In arguing for his own notion of racial separation, Tony Brown asserts that current arrangements foster only “more paternalism” and “black and white racism”. He argues that each racial group must earn its own equality and self-respect.
Aristotle similarly believed the cement that binds a country together is commonality and friendship among the citizens. He also taught that friendship flourishes only where there is a rough equality of condition. In America this may require an abandonment of the forced integration attempted over recent decades.
Critics will insist that even if it is not immoral, separation is impractical. Admittedly, disengaging without acrimony will be tricky. Each group must say to others : “Yes, of course you want your own places to socialize, and neighbourhood schools where your children can study and love their own culture — so do we!”
Here the mainstream conservative advocacy of decentralized government as well as the New Left’s notions of “acting locally” can be applied. Allowing self-selected communities greater self-determination will require trimming back the federal and state leviathans.
A first step would be to eliminate laws that encourage discrimination in favour of certain groups in the public sector, as well as those that prohibit preferences on the private level. In the long term, we may see neighbourhoods, states, and regions explore the means of secession, much as Quebec is now doing. Continuing experiments in mandatory integration could maintain their own havens (let us see how many white liberals actually choose to live and school their children inside them).

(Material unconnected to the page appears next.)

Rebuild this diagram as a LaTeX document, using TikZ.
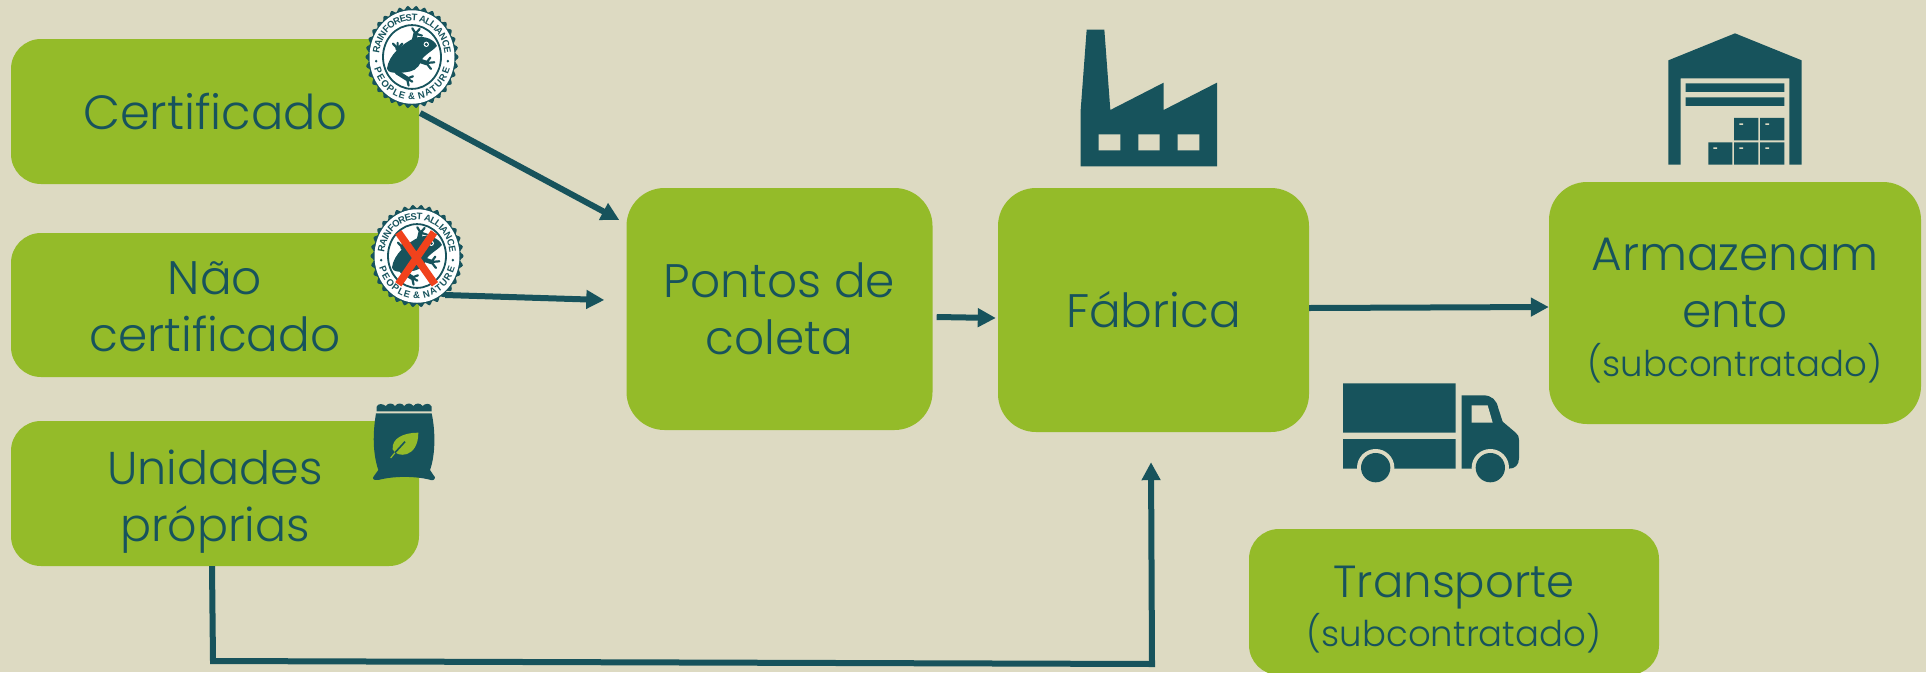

All of this is preposterous, you might say. Perhaps so, from a 1995 perspective. But the notion that America would become today’s multiracial boiling pot would have seemed bizarre 60 years ago. Respectful disengagement does not entail indifference to the well-being of other groups, but we can fulfil our moral and religious duties to others without incorporating the beneficiaries into our own self-defining culture. Nor does a turning away from forced integration presume that race is the source of all of today’s cultural breakdowns. We have larger social problems, but new opportunities to address them might open up if only Americans could gain a little breathing space from a forced multi-racial marriage that has clearly soured.
Rabbi Schiller is an instructor of Talmud in New York City.